Теперь вот что. Досылайте еще стихов к книге мартовской — время у Вас бугры. Вместе с Жоржем Адамовичем будете, он пишет статью о Блоке [677]. В частности, почему политический автор не пришлет беллетристики? Нам оч<ень> нужно к мартовскому номеру — выдумайте ч<то>-н<нибудь> — такое — интересное — ах раз, вырви глаз! Правда! А Вам, маэстро, необходимо написать что-то большое, протяженное — строк на двести или даже строф, «катренов» на двести. Ей-Богу — это и будет последний памятник, — после этого можно будет пробавляться — легкими нежными стихами. Возьмите, к примеру, дело на Почтамтской улице - да ямбами его! амфибрахиями! Всякими диссонансами - ассонансами! Правда, правда - чудно получится. В частности, об этом мне вдруг стал говорить не оч<ень> давно один наш общий знакомый — говорил по поводу статьи и вдруг говорит, а скажите, вы слыхали? Я вылупил глаза — говорю: никогда и «нечего. Ну, тогда это удивительно — Вы ведь попали в цель — несколькими строками. Какими, говорю? Да вот такими. Я говорю, ах, да что Вы, это же говорили какую-то чушь совсем яро другого Жоржа. А он говорит — нет, простите, это именно эта Жоржа. Я вылупил глаза и сказал, что ничего подобного не знаю и не слыхал. Видите А вот Вам бы следовало бы — написать поэму или лучше балладу «Преступление и наказание» — или там — «Преступление без наказания» — это уж как хотите. Но вот как Раскольников поднимается по лестнице — да если бы это Вы рассказали своими стихами — да вспрыснули купоросцем «Распада атома» — вот получилось бы большое монументальнейшее произведение. Подумайте! Ведь сейчас Вы живете — чертовски хорошо. Я Вам с политическим автором — завидую до красноты. Ей-Богу — оба можете писать — крыша над головой есть, ле табль э серви* — чеки поступают. А тут — ну, да, ну, пусть, — мы живем в квартире в шесть комнат со всеми удобствами и доллары попадаются, но ведь писать-то нет совершенно никакой возможности, ну, совсем никакой — и начинается одеревенение... одурение... не только писать, прочесть ч<то>-н<ибудь> умное нет времени... и никакой восхитительный телевизор и эр кондишенд** — это Вам все-таки, увы, не заменяет... Пишите, Вагнер! Пишите поэму! Балладу, что хотите. Например — «Баллада Почтамтской Улицы»[678] — Георгий Иванов. Да это черт знает что будет! Уверяю Вас!

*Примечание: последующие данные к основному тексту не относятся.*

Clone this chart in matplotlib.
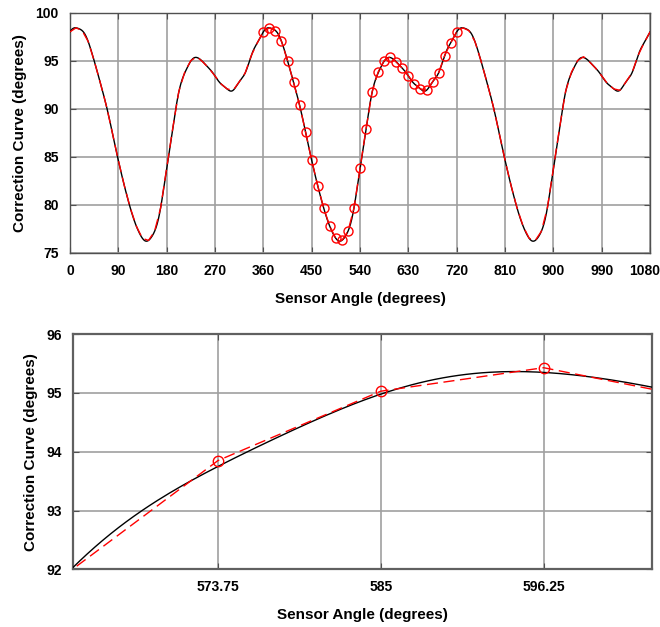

Мих. Мих. мне рассказывал о своей дружбе с Манд<ельштамом> — я не представлял даже — это страшно интересно. М. М. было 19, Манд<ельштаму> 16. Они познакомились в Париже и встречались ежедневно, шлялись по музеям, концертам, кафэ и пр. М. М. рассказывал оч<ень> интересно. И я буду обязательно просить его написать для КЖ. М. М. тоже совершенно неправдоподобным представился рассказ «говна в перчатках» о том, что Манд<ельштама> привела мамаша да еще чуть ли не на местечковом языке с ним говорила. Дурак безвкусный, это говно в перчатке, а уж стишки он нам прислал — 7-я книга стихов! — «В лесу».[679] Это что-то ниже всякой ватерлинии — Бог знает какая чепуха. Кстати, не хотите ли написать об этой книжке? Было бы неплохо. Итак, кончаю. Знайте, что гонорары НЖ СНИЖЕНЫ, увы, по причине введения режима страшной экономии: вся проза 1 дол<лар> стр. (какая бы ни была), стихи — 20 сентов вместо 30-ти. Мартовскую книгу готовим — что дальше будет, не знаем — но надеемся, что нас подхватят под локотки... Дай Боже!

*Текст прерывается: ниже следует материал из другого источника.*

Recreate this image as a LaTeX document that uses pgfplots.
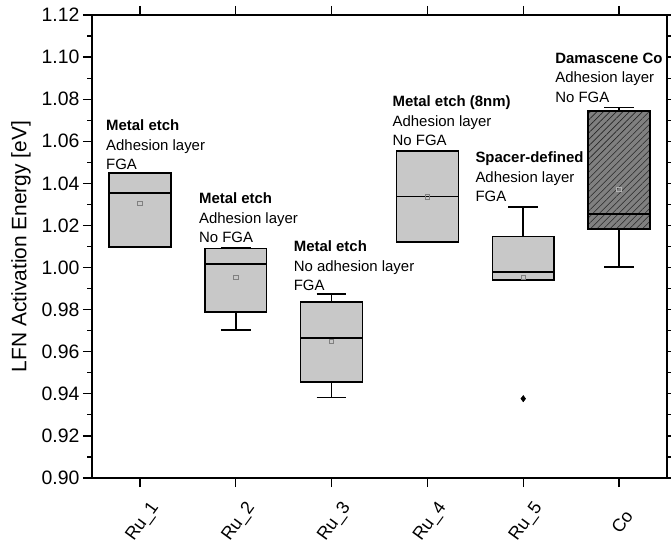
\documentclass[border=0pt]{standalone}
\usepackage{fontspec}
\setmainfont{Liberation Sans}
\usepackage{pgfplots}
\pgfplotsset{compat=1.18}
\usepgfplotslibrary{statistics}
\usetikzlibrary{patterns.meta}
\definecolor{boxgray}{HTML}{C8C8C8}
\definecolor{cogray}{HTML}{808080}
\definecolor{meangray}{HTML}{808080}
\begin{document}
\begin{tikzpicture}
\useasboundingbox (-92bp,-68bp) rectangle (579bp,478bp);
\begin{axis}[
  at={(0,0)}, anchor=south west,
  scale only axis, width=575bp, height=463bp,
  xmin=-0.5, xmax=5.5, ymin=0.90, ymax=1.12,
  xtick={0,1,2,3,4,5},
  xticklabels={Ru\_1,Ru\_2,Ru\_3,Ru\_4,Ru\_5,Co},
  ytick={0.90,0.92,0.94,0.96,0.98,1.00,1.02,1.04,1.06,1.08,1.10,1.12},
  minor y tick num=1,
  tick align=outside,
  major tick length=9bp, minor tick length=4.5bp,
  every tick/.style={black, line width=1.2bp},
  axis line style={line width=1.6bp},
  /pgf/number format/assume math mode=true,
  yticklabel style={font=\fontsize{19.5}{22}\selectfont, /pgf/number format/.cd, fixed, fixed zerofill, precision=2},
  xticklabel style={font=\fontsize{18}{21}\selectfont, xshift=3bp, yshift=-35bp, rotate=54, anchor=center},
  ylabel={LFN Activation Energy [eV]},
  ylabel style={font=\fontsize{21}{25}\selectfont},
  ylabel shift=4bp,
  clip=false,
  boxplot/draw direction=y,
  boxplot/box extend=0.645,
  boxplot/whisker extend=0.31,
  boxplot/every box/.style={draw=black, line width=1.6bp, fill=boxgray},
  boxplot/every whisker/.style={black, line width=1.6bp},
  boxplot/every median/.style={black, line width=1.6bp},
  bx/.style={black, line width=1.6bp, boxplot/draw direction=y},
]
% Ru_1
\addplot[bx, boxplot prepared={draw position=0, lower whisker=1.0099, lower quartile=1.0099, median=1.0353, upper quartile=1.0450, upper whisker=1.0450}] coordinates {};
% Ru_2
\addplot[bx, boxplot prepared={draw position=1, lower whisker=0.9703, lower quartile=0.9790, median=1.0017, upper quartile=1.0091, upper whisker=1.0093}] coordinates {};
% Ru_3
\addplot[bx, boxplot prepared={draw position=2, lower whisker=0.9383, lower quartile=0.9455, median=0.9664, upper quartile=0.9836, upper whisker=0.9873}] coordinates {};
% Ru_4
\addplot[bx, boxplot prepared={draw position=3, lower whisker=1.0121, lower quartile=1.0121, median=1.0337, upper quartile=1.0554, upper whisker=1.0554}] coordinates {};
% Ru_5
\addplot[bx, boxplot prepared={draw position=4, lower whisker=0.9941, lower quartile=0.9941, median=0.9979, upper quartile=1.0147, upper whisker=1.0289}] coordinates {};
% Co
\addplot[bx, boxplot prepared={draw position=5, lower whisker=1.0004, lower quartile=1.0182, median=1.0254, upper quartile=1.0745, upper whisker=1.0761},
  boxplot/every box/.style={draw=black, line width=1.6bp, fill=cogray, postaction={pattern={Lines[angle=45,distance=4.6bp,line width=0.6bp]}, pattern color=black!85}}] coordinates {};
% means
\addplot[only marks, mark=square, mark size=2.2bp, draw=meangray, mark options={line width=0.8bp}] coordinates {(0,1.0305) (1,0.9954) (2,0.9648) (3,1.0335) (4,0.9952)};
\addplot[only marks, mark=square, mark size=2.2bp, draw=black!30, mark options={line width=0.8bp}] coordinates {(5,1.0372)};
% outlier
\addplot[only marks, mark=diamond*, mark size=3.2bp, black] coordinates {(4,0.9377)};
% annotations
\tikzset{ann/.style={anchor=north west, align=left, inner sep=0pt, font=\fontsize{15}{19.5}\selectfont}}
\node[ann] at (axis cs:-0.354,1.0702) {\textbf{Metal etch}\\Adhesion layer\\FGA};
\node[ann] at (axis cs:0.615,1.0356) {\textbf{Metal etch}\\Adhesion layer\\No FGA};
\node[ann] at (axis cs:1.604,1.0127) {\textbf{Metal etch}\\No adhesion layer\\FGA};
\node[ann] at (axis cs:2.635,1.0816) {\textbf{Metal etch (8nm)}\\Adhesion layer\\No FGA};
\node[ann] at (axis cs:3.5,1.0550) {\textbf{Spacer-defined}\\Adhesion layer\\FGA};
\node[ann] at (axis cs:4.333,1.1020) {\textbf{Damascene Co}\\Adhesion layer\\No FGA};
\end{axis}
\end{tikzpicture}
\end{document}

Только что вернулся из Франции с женой один приятель, художник — говорит — что дороговизна там у Вас — дикая — куда дороже, чем в Америке. И в частности, у Вас, говорят, — ПУЖАД? Не испужались Вы Пужада [680] — Нет, нет, ему я даже рада!
Жму руку Жорже — цалую Ир. Влад.
Ваш раб и холоп
<Роман Гуль>
* Le table est servie (фр.) — кушать подано, букв, «стол накрыт».
** Air condescend (англ) — прибор для установление в помещении приемлемой температуры воздуха. В современном написании: «air conditioner» — кондиционер.